In this lecture-discussion class we will study a series of thematically connected novels by some of the century's most important writers from England and her former colonies (including India, South Africa, Kenya, Jamaica, and Australia). There will be some emphasis on fiction from Africa or set in Africa (since this is my particular area of specialization). Class discussions will explore, among other things, the following oppositions: "Englishness" and otherness; civilization and barbarism; power and knowledge; the metropolis and the periphery; writing and orality. The course will be of interest to students with an interest in questions of race and gender, and also to persons who simply want to expand their literary horizons. Students should expect to read a novel per week. The grade will be based on a mid-term and final paper (around 6-10 pp. in length).

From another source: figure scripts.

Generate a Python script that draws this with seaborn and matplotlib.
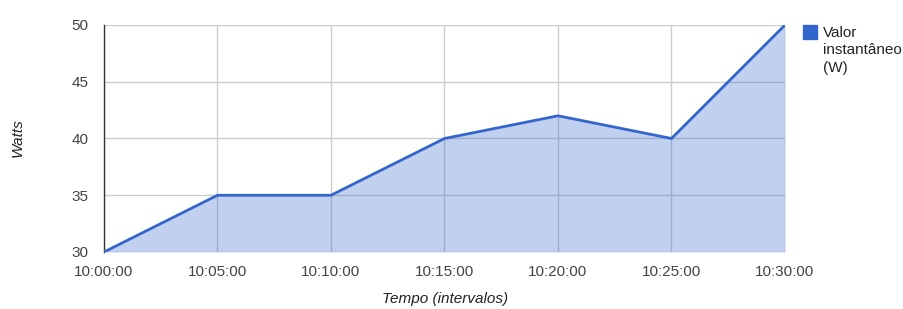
import matplotlib
matplotlib.use("Agg")
import matplotlib.pyplot as plt
import matplotlib.patches as mpatches
import numpy as np
import pandas as pd
import seaborn as sns

# data
times = ["10:00:00", "10:05:00", "10:10:00", "10:15:00", "10:20:00", "10:25:00", "10:30:00"]
watts = [30, 35, 35, 40, 42, 40, 50]
y_ticks = [30, 35, 40, 45, 50]

sns.set_style("white")
plt.rcParams["font.family"] = ["Liberation Sans", "DejaVu Sans"]
plt.rcParams["font.size"] = 11

blue = "#3366CC"
grid = "#cccccc"
text_col = "#444444"

df = pd.DataFrame({"pos": np.arange(len(times)), "watts": watts})

fig = plt.figure(figsize=(9.04, 3.09), dpi=100)
ax = fig.add_axes([104 / 904, 57 / 309, 681 / 904, 227 / 309])

sns.lineplot(data=df, x="pos", y="watts", ax=ax, color=blue, linewidth=2, zorder=3)
ax.fill_between(df["pos"], df["watts"], 30, color=blue, alpha=0.3, linewidth=0, zorder=2)

ax.set_xlim(0, len(times) - 1)
ax.set_ylim(30, 50)
ax.set_xticks(df["pos"])
ax.set_xticklabels(times)
ax.set_yticks(y_ticks)

ax.grid(True, color=grid, linewidth=1, zorder=0)
ax.set_axisbelow(True)
for s in ["top", "right", "bottom"]:
    ax.spines[s].set_visible(False)
ax.spines["left"].set_color("#333333")
ax.spines["left"].set_linewidth(1)
ax.tick_params(axis="both", length=0, colors=text_col, labelsize=11)
ax.tick_params(axis="x", pad=9)
ax.tick_params(axis="y", pad=11)

ax.set_xlabel("")
ax.set_ylabel("")
fig.text(445 / 904, 1 - 299 / 309, "Tempo (intervalos)", style="italic",
         ha="center", va="center", color="#222222", fontsize=11)
fig.text(18 / 904, 1 - 138 / 309, "Watts", style="italic", rotation=90,
         ha="center", va="center", color="#222222", fontsize=11)

# legend drawn by hand (Google Charts style, wrapped label)
fig.patches.append(mpatches.Rectangle((803 / 904, 1 - 39 / 309), 14 / 904, 14 / 309,
                                      transform=fig.transFigure, color=blue, figure=fig))
fig.text(823 / 904, 1 - 26 / 309, "Valor\ninstantâneo\n(W)", ha="left", va="top",
         color="#222222", fontsize=11, linespacing=1.3)

fig.savefig("out.png", dpi=100)
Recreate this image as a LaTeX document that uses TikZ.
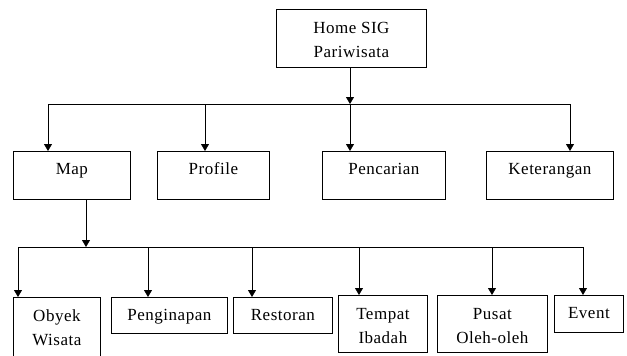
\documentclass[tikz,border=0pt]{standalone}
\usepackage{fontspec}
\setmainfont{Liberation Serif}[LetterSpace=3]
\usetikzlibrary{arrows.meta}
\begin{document}
\begin{tikzpicture}[x=1pt,y=-1pt]
		\tikzstyle{box}=[draw=black,line width=0.8pt,anchor=north west,inner sep=0pt,align=center,font=\fontsize{17}{24}\selectfont]
		\tikzstyle{edge}=[draw=black,line width=0.8pt]
		\tikzstyle{arrow}=[edge,-{Triangle[length=7pt,width=8pt]}]
		\useasboundingbox (0,0) rectangle (627,356);

		 \node [box,minimum width=150pt,text height=48pt,text depth=10pt] (home) at (276,9) {Home SIG\\Pariwisata};

		 \node [box,minimum width=117pt,text height=23pt,text depth=25pt] (map) at (13,151) {Map};
		 \node [box,minimum width=112pt,text height=23pt,text depth=25pt] (profile) at (157,151) {Profile};
		 \node [box,minimum width=123pt,text height=23pt,text depth=25pt] (cari) at (322,151) {Pencarian};
		 \node [box,minimum width=127pt,text height=23pt,text depth=25pt] (ket) at (486,151) {Keterangan};

		 \node [box,minimum width=87pt,text height=48pt,text depth=21pt] (obyek) at (13,297) {Obyek\\Wisata};
		 \node [box,minimum width=116pt,text height=23pt,text depth=13pt] (inap) at (111,297) {Penginapan};
		 \node [box,minimum width=99pt,text height=23pt,text depth=13pt] (resto) at (233,297) {Restoran};
		 \node [box,minimum width=89pt,text height=48pt,text depth=9pt] (ibadah) at (338,295) {Tempat\\Ibadah};
		 \node [box,minimum width=110pt,text height=48pt,text depth=9pt] (oleh) at (437,295) {Pusat\\Oleh-oleh};
		 \node [box,minimum width=69pt,text height=23pt,text depth=14pt] (event) at (554,295) {Event};

		 \coordinate (j1) at (350,104);
		 \coordinate (j-map) at (48,104);
		 \coordinate (j-profile) at (205,104);
		 \coordinate (j-ket) at (570,104);
		 \coordinate (j2) at (86,247);
		 \coordinate (j-obyek) at (18,247);
		 \coordinate (j-inap) at (148,247);
		 \coordinate (j-resto) at (252,247);
		 \coordinate (j-ibadah) at (359,247);
		 \coordinate (j-oleh) at (492,247);
		 \coordinate (j-event) at (583,247);

		 \path[arrow] (j1 |- home.south) -- (j1);
		 \path[edge] (j-map) -- (j-ket);
		 \path[arrow] (j-map) -- (j-map |- map.north);
		 \path[arrow] (j-profile) -- (j-profile |- profile.north);
		 \path[arrow] (j1) -- (j1 |- cari.north);
		 \path[arrow] (j-ket) -- (j-ket |- ket.north);

		 \path[arrow] (j2 |- map.south) -- (j2);
		 \path[edge] (j-obyek) -- (j-event);
		 \path[arrow] (j-obyek) -- (j-obyek |- obyek.north);
		 \path[arrow] (j-inap) -- (j-inap |- inap.north);
		 \path[arrow] (j-resto) -- (j-resto |- resto.north);
		 \path[arrow] (j-ibadah) -- (j-ibadah |- ibadah.north);
		 \path[arrow] (j-oleh) -- (j-oleh |- oleh.north);
		 \path[arrow] (j-event) -- (j-event |- event.north);

	\end{tikzpicture}
\end{document}
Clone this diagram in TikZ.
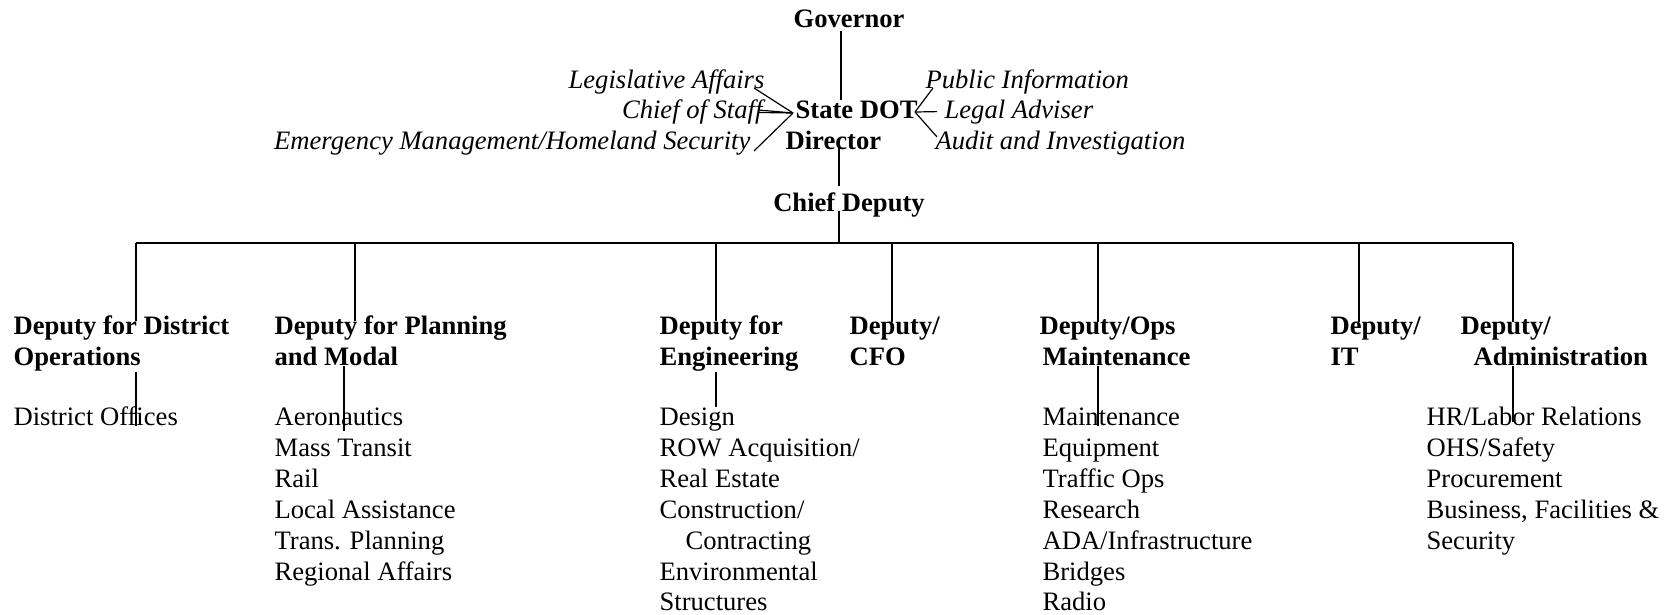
\documentclass[tikz,border=0pt]{standalone}
\usepackage{fontspec}
\setmainfont{Liberation Serif}
\newcommand{\chartfont}{\fontsize{26.6pt}{30.9pt}\selectfont}
\tikzstyle{head}=[font=\chartfont\bfseries,inner sep=0pt]
\tikzstyle{staff}=[font=\chartfont\itshape,inner sep=0pt]
\tikzstyle{deputy}=[font=\chartfont\bfseries,inner sep=0pt,align=left,anchor=base west]
\tikzstyle{unit}=[font=\chartfont,inner sep=0pt,align=left,anchor=base west]

\begin{document}
\begin{tikzpicture}[x=1pt,y=-1pt,line width=1.2pt]
			\useasboundingbox (0,0) rectangle (1671,614);
			% the director and his staff
			\node[head,anchor=base] (gov) at (849,27.5) {Governor};
			\node[head,anchor=base west] (dot) at (795,118) {State DOT};
			\node[head,anchor=base west] (dir) at (785,149) {Director};
			\node[head,anchor=base] (cdep) at (849,211) {Chief Deputy};
			\node[staff,anchor=base east] (leg) at (765,88) {Legislative Affairs};
			\node[staff,anchor=base east] (cos) at (763,118) {Chief of Staff};
			\node[staff,anchor=base east] (emg) at (751,149) {Emergency Management/Homeland Security};
			\node[staff,anchor=base west] (pub) at (925,88) {Public Information};
			\node[staff,anchor=base west] (lgl) at (944,118) {Legal Adviser};
			\node[staff,anchor=base west] (aud) at (935,149) {Audit and Investigation};
			\coordinate (lc) at (793,113);
			\coordinate (rc) at (915,112);
			\coordinate (cd) at (839,243);
			\draw[shorten <=3pt] ([xshift=-8pt]gov.south) -- ([xshift=-8pt]gov.south |- dot.north);
			\draw ([xshift=-11pt]leg.base east) -- (lc);
			\draw ([xshift=-5pt,yshift=1.5pt]cos.east) -- (lc);
			\draw ([xshift=-5pt,yshift=-1pt]cos.east) -- (lc);
			\draw ([xshift=3pt,yshift=-2pt]emg.base east) -- (lc);
			\draw ([xshift=8pt]pub.base west) -- (rc);
			\draw ([xshift=-7pt]lgl.west) -- (rc);
			\draw ([xshift=2pt,yshift=-7pt]aud.north west) -- (rc);
			\draw[shorten <=-6pt,shorten >=6pt] (dir.south -| cd) -- (cdep.north -| cd);
			\draw (cdep.base -| cd) -- (cd);
			% the deputies (base = last line)
			\coordinate (b1) at (136,243);
			\coordinate (b2) at (355,243);
			\coordinate (b3) at (716,243);
			\coordinate (b4) at (892,243);
			\coordinate (b5) at (1098,243);
			\coordinate (b6) at (1359,243);
			\coordinate (b7) at (1513,243);
			\coordinate (plow) at (344,370);
			\draw (b1) -- (b7);
			\node[deputy] (ddist) at (13,365.5) {Deputy for District\\Operations};
			\node[deputy] (dplan) at (274,365.5) {Deputy for Planning\\and Modal};
			\node[deputy] (deng) at (659,365.5) {Deputy for\\Engineering};
			\node[deputy] (dcfo) at (849,365.5) {Deputy/\\CFO};
			\node[deputy] (dops) at (1039,365.5) {Deputy/Ops\\\hspace*{3pt}Maintenance};
			\node[deputy] (dit) at (1330,365.5) {Deputy/\\IT};
			\node[deputy] (dadm) at (1460,365.5) {Deputy/\\\hspace*{13pt}Administration};
			\foreach \b/\d in {b1/ddist,b2/dplan,b3/deng,b4/dcfo,b5/dops,b6/dit,b7/dadm}
				\draw[shorten >=-6pt] (\b) -- (\b |- \d.north);
			% the offices under them
			\node[unit] (ldist) at (13,425.5) {District Offices};
			\node[unit] (lplan) at (274,580) {Aeronautics\\Mass Transit\\Rail\\Local Assistance\\Trans. Planning\\Regional Affairs};
			\node[unit] (leng) at (659,610.9) {Design\\ROW Acquisition/\\Real Estate\\Construction/\\\hspace*{26pt}Contracting\\Environmental\\Structures};
			\node[unit] (lops) at (1042,610.9) {Maintenance\\Equipment\\Traffic Ops\\Research\\ADA/Infrastructure\\Bridges\\Radio};
			\node[unit] (ladm) at (1426,549.1) {HR/Labor Relations\\OHS/Safety\\Procurement\\Business, Facilities \&\\Security};
			\draw[shorten >=-20pt] (b1 |- ddist.south) -- (b1 |- ldist.north);
			\draw[shorten >=-24pt] (plow |- dplan.south) -- (plow |- lplan.north);
			\draw (b3 |- deng.south) -- (b3 |- leng.north);
			\draw[shorten >=-19pt] (b5 |- dops.south) -- (b5 |- lops.north);
			\draw[shorten >=-16pt] (b7 |- dadm.south) -- (b7 |- ladm.north);
		\end{tikzpicture}
\end{document}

Readings are likely to include: Conrad, The Heart of Darkness; Coetzee, Waiting for the Barbarians; Forster A Passage to India; Waugh, Black Mischief; Lessing The Grass Is Singing; Rhys, The Wide Sargasso Sea; Greene, The Quiet American; Ngugi, A Grain of Wheat; Gordimer, July's People and selected stories; Echewa, I Saw the Sky Catch Fire; Cliff, No Telephone to Heaven; Malouf, Harland's Half-Acre; Ishiguru, The Remains of the Day; Rushdie, East-West.